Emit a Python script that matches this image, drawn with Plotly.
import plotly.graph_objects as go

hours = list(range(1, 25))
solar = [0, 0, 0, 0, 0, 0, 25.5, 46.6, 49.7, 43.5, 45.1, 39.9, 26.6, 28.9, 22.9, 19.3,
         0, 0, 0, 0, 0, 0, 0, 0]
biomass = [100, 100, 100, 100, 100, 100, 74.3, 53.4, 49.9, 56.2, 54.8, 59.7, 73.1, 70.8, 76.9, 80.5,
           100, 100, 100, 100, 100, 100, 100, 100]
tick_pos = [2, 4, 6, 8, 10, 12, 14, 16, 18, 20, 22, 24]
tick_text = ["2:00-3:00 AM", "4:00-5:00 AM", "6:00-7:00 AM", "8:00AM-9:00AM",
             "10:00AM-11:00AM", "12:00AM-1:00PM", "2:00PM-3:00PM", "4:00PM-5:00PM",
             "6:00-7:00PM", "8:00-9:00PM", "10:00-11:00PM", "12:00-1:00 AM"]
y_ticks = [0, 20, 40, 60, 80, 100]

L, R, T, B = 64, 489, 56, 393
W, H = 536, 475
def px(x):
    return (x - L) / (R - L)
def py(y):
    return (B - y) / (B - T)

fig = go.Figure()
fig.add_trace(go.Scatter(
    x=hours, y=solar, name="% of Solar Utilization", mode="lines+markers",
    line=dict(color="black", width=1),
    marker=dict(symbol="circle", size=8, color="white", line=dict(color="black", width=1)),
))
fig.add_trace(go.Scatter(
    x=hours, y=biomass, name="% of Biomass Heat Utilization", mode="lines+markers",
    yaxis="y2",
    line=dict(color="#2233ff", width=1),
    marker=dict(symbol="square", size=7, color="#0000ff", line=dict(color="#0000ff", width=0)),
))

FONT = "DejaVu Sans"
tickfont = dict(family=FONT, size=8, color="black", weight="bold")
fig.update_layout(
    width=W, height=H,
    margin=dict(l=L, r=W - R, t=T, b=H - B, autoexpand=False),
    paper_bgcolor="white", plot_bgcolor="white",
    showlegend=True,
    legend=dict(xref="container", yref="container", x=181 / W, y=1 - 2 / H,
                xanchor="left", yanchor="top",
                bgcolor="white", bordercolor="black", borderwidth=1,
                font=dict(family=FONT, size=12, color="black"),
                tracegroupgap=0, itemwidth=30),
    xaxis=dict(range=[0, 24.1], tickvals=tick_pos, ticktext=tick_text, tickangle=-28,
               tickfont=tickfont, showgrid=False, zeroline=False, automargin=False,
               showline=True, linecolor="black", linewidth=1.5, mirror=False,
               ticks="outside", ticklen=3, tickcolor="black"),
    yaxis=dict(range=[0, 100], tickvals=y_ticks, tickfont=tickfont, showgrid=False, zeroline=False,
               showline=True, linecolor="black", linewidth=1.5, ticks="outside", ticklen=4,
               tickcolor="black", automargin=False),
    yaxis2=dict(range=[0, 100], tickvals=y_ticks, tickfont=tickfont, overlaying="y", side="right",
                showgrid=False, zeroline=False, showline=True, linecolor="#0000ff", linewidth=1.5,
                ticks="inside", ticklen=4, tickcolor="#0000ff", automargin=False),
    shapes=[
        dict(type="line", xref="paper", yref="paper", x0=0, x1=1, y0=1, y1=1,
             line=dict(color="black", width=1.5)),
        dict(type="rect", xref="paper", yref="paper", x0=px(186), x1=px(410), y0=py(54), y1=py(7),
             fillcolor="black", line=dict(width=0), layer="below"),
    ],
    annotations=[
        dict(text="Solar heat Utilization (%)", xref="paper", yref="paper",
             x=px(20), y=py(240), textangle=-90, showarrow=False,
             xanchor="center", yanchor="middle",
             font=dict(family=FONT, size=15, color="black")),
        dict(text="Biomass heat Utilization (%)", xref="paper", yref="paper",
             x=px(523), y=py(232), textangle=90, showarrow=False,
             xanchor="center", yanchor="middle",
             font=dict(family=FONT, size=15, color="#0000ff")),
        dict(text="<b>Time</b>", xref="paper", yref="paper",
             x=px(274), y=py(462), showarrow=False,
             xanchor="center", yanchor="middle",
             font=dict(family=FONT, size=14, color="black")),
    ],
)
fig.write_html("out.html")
━━━
▸ Exercise prompt:
Write out exactly, please, the lines beginning at the start of the material and ending with the line that holds "import plotly.graph_objects as go", both included.

▸ Written answer:
Emit a Python script that matches this image, drawn with Plotly.
import plotly.graph_objects as go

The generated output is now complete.